■ What you need to do ■
Repeat every line of the listing below exactly, minus the pictures.

>> Begin

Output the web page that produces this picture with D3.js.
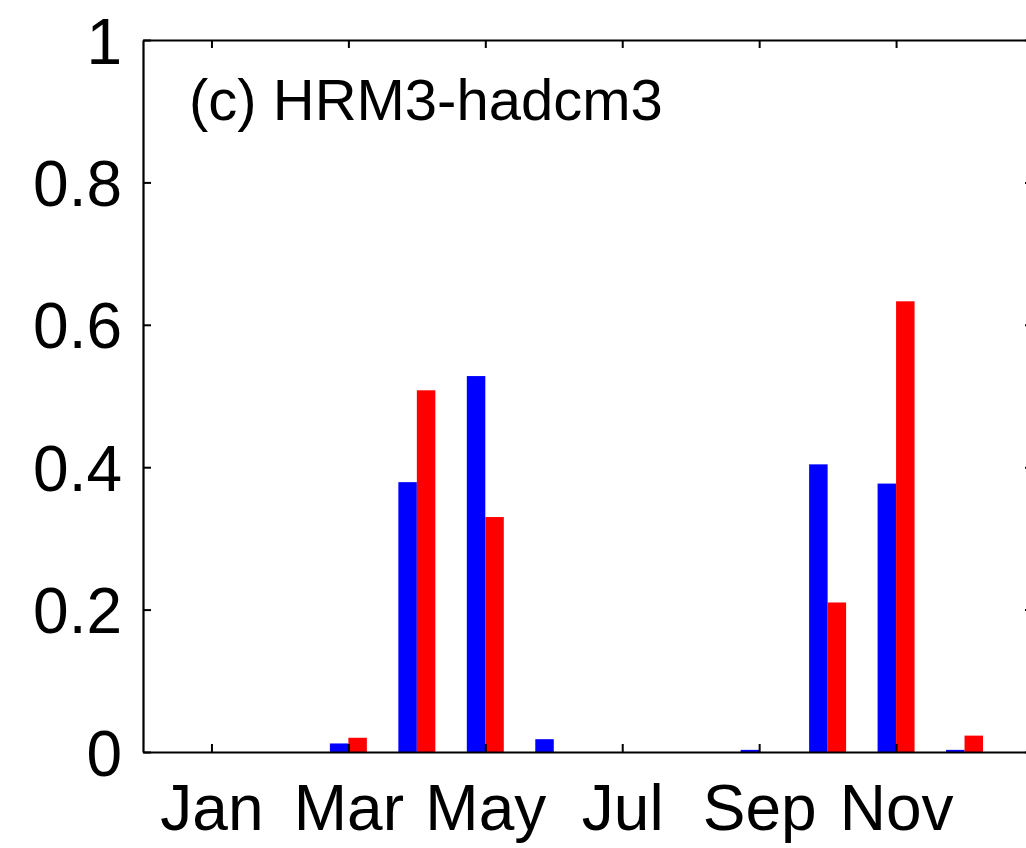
<!DOCTYPE html>
<html>
<head>
<meta charset="utf-8">
<script src="https://cdn.jsdelivr.net/npm/d3@7"></script>
<style>
  html, body { margin: 0; padding: 0; background: #fff; }
  svg { display: block; }
  text { font-family: "Liberation Sans", Arial, sans-serif; fill: #000; }
</style>
</head>
<body>
<svg id="chart" width="1026" height="848"></svg>
<script>
// Monthly fractions for the two series (blue, red)
const months = [1, 2, 3, 4, 5, 6, 7, 8, 9, 10, 11, 12];
const blueValues = [0, 0, 0.012, 0.379, 0.528, 0.018, 0, 0, 0.003, 0.404, 0.377, 0.003];
const redValues  = [0, 0, 0.020, 0.508, 0.330, 0, 0, 0, 0, 0.210, 0.633, 0.023];
const xTickMonths = [1, 3, 5, 7, 9, 11];
const xTickLabels = ["Jan", "Mar", "May", "Jul", "Sep", "Nov"];
const yTicks = [0, 0.2, 0.4, 0.6, 0.8, 1];
const panelTitle = "(c) HRM3-hadcm3";

const svg = d3.select("#chart");
const plotLeft = 143, plotRight = 1033, plotTop = 40, plotBottom = 752;

const x = d3.scaleLinear().domain([0, 13]).range([plotLeft, plotRight]);
const y = d3.scaleLinear().domain([0, 1]).range([plotBottom, plotTop]);

const barW = 0.27; // width of each bar in month units

// bars
const g = svg.append("g");
g.selectAll("rect.blue").data(months).join("rect")
  .attr("class", "blue")
  .attr("x", (d) => x(d - barW))
  .attr("width", x(barW) - x(0))
  .attr("y", (d, i) => y(blueValues[i]))
  .attr("height", (d, i) => y(0) - y(blueValues[i]))
  .attr("fill", "#0000ff");
g.selectAll("rect.red").data(months).join("rect")
  .attr("class", "red")
  .attr("x", (d) => x(d))
  .attr("width", x(barW) - x(0))
  .attr("y", (d, i) => y(redValues[i]))
  .attr("height", (d, i) => y(0) - y(redValues[i]))
  .attr("fill", "#ff0000");

const tickLen = 8;
const fontSize = 64;

// bottom axis
const xAxis = d3.axisBottom(x).tickValues(xTickMonths)
  .tickFormat((d, i) => xTickLabels[i]).tickSizeInner(-tickLen).tickSizeOuter(0).tickPadding(33);
const gx = svg.append("g").attr("transform", `translate(0,${plotBottom})`).call(xAxis);

// top axis (ticks only)
const gxt = svg.append("g").attr("transform", `translate(0,${plotTop})`)
  .call(d3.axisTop(x).tickValues(xTickMonths).tickFormat("").tickSizeInner(-tickLen).tickSizeOuter(0));

// left axis
const yAxis = d3.axisLeft(y).tickValues(yTicks)
  .tickFormat(d3.format("~g")).tickSizeInner(-tickLen).tickSizeOuter(0).tickPadding(21);
const gy = svg.append("g").attr("transform", `translate(${plotLeft},0)`).call(yAxis);

// right axis (ticks only)
const gyr = svg.append("g").attr("transform", `translate(${plotRight},0)`)
  .call(d3.axisRight(y).tickValues(yTicks).tickFormat("").tickSizeInner(-tickLen).tickSizeOuter(0));

[gx, gxt, gy, gyr].forEach((a) => {
  a.select(".domain").attr("stroke", "#000").attr("stroke-width", 2.2);
  a.selectAll(".tick line").attr("stroke", "#000").attr("stroke-width", 2);
  a.selectAll(".tick text").attr("font-size", fontSize)
    .attr("font-family", "'Liberation Sans', Arial, sans-serif").attr("fill", "#000");
});
gx.selectAll(".tick text").attr("dy", "0.71em");
gy.selectAll(".tick text").attr("dy", "0.36em");

// panel label
svg.append("text")
  .attr("x", 189).attr("y", 120)
  .attr("font-size", 58)
  .text(panelTitle);
</script>
</body>
</html>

>> End

■ Task response ■
Output the web page that produces this picture with D3.js.
<!DOCTYPE html>
<html>
<head>
<meta charset="utf-8">
<script src="https://cdn.jsdelivr.net/npm/d3@7"></script>
<style>
  html, body { margin: 0; padding: 0; background: #fff; }
  svg { display: block; }
  text { font-family: "Liberation Sans", Arial, sans-serif; fill: #000; }
</style>
</head>
<body>
<svg id="chart" width="1026" height="848"></svg>
<script>
// Monthly fractions for the two series (blue, red)
const months = [1, 2, 3, 4, 5, 6, 7, 8, 9, 10, 11, 12];
const blueValues = [0, 0, 0.012, 0.379, 0.528, 0.018, 0, 0, 0.003, 0.404, 0.377, 0.003];
const redValues  = [0, 0, 0.020, 0.508, 0.330, 0, 0, 0, 0, 0.210, 0.633, 0.023];
const xTickMonths = [1, 3, 5, 7, 9, 11];
const xTickLabels = ["Jan", "Mar", "May", "Jul", "Sep", "Nov"];
const yTicks = [0, 0.2, 0.4, 0.6, 0.8, 1];
const panelTitle = "(c) HRM3-hadcm3";

const svg = d3.select("#chart");
const plotLeft = 143, plotRight = 1033, plotTop = 40, plotBottom = 752;

const x = d3.scaleLinear().domain([0, 13]).range([plotLeft, plotRight]);
const y = d3.scaleLinear().domain([0, 1]).range([plotBottom, plotTop]);

const barW = 0.27; // width of each bar in month units

// bars
const g = svg.append("g");
g.selectAll("rect.blue").data(months).join("rect")
  .attr("class", "blue")
  .attr("x", (d) => x(d - barW))
  .attr("width", x(barW) - x(0))
  .attr("y", (d, i) => y(blueValues[i]))
  .attr("height", (d, i) => y(0) - y(blueValues[i]))
  .attr("fill", "#0000ff");
g.selectAll("rect.red").data(months).join("rect")
  .attr("class", "red")
  .attr("x", (d) => x(d))
  .attr("width", x(barW) - x(0))
  .attr("y", (d, i) => y(redValues[i]))
  .attr("height", (d, i) => y(0) - y(redValues[i]))
  .attr("fill", "#ff0000");

const tickLen = 8;
const fontSize = 64;

// bottom axis
const xAxis = d3.axisBottom(x).tickValues(xTickMonths)
  .tickFormat((d, i) => xTickLabels[i]).tickSizeInner(-tickLen).tickSizeOuter(0).tickPadding(33);
const gx = svg.append("g").attr("transform", `translate(0,${plotBottom})`).call(xAxis);

// top axis (ticks only)
const gxt = svg.append("g").attr("transform", `translate(0,${plotTop})`)
  .call(d3.axisTop(x).tickValues(xTickMonths).tickFormat("").tickSizeInner(-tickLen).tickSizeOuter(0));

// left axis
const yAxis = d3.axisLeft(y).tickValues(yTicks)
  .tickFormat(d3.format("~g")).tickSizeInner(-tickLen).tickSizeOuter(0).tickPadding(21);
const gy = svg.append("g").attr("transform", `translate(${plotLeft},0)`).call(yAxis);

// right axis (ticks only)
const gyr = svg.append("g").attr("transform", `translate(${plotRight},0)`)
  .call(d3.axisRight(y).tickValues(yTicks).tickFormat("").tickSizeInner(-tickLen).tickSizeOuter(0));

[gx, gxt, gy, gyr].forEach((a) => {
  a.select(".domain").attr("stroke", "#000").attr("stroke-width", 2.2);
  a.selectAll(".tick line").attr("stroke", "#000").attr("stroke-width", 2);
  a.selectAll(".tick text").attr("font-size", fontSize)
    .attr("font-family", "'Liberation Sans', Arial, sans-serif").attr("fill", "#000");
});
gx.selectAll(".tick text").attr("dy", "0.71em");
gy.selectAll(".tick text").attr("dy", "0.36em");

// panel label
svg.append("text")
  .attr("x", 189).attr("y", 120)
  .attr("font-size", 58)
  .text(panelTitle);
</script>
</body>
</html>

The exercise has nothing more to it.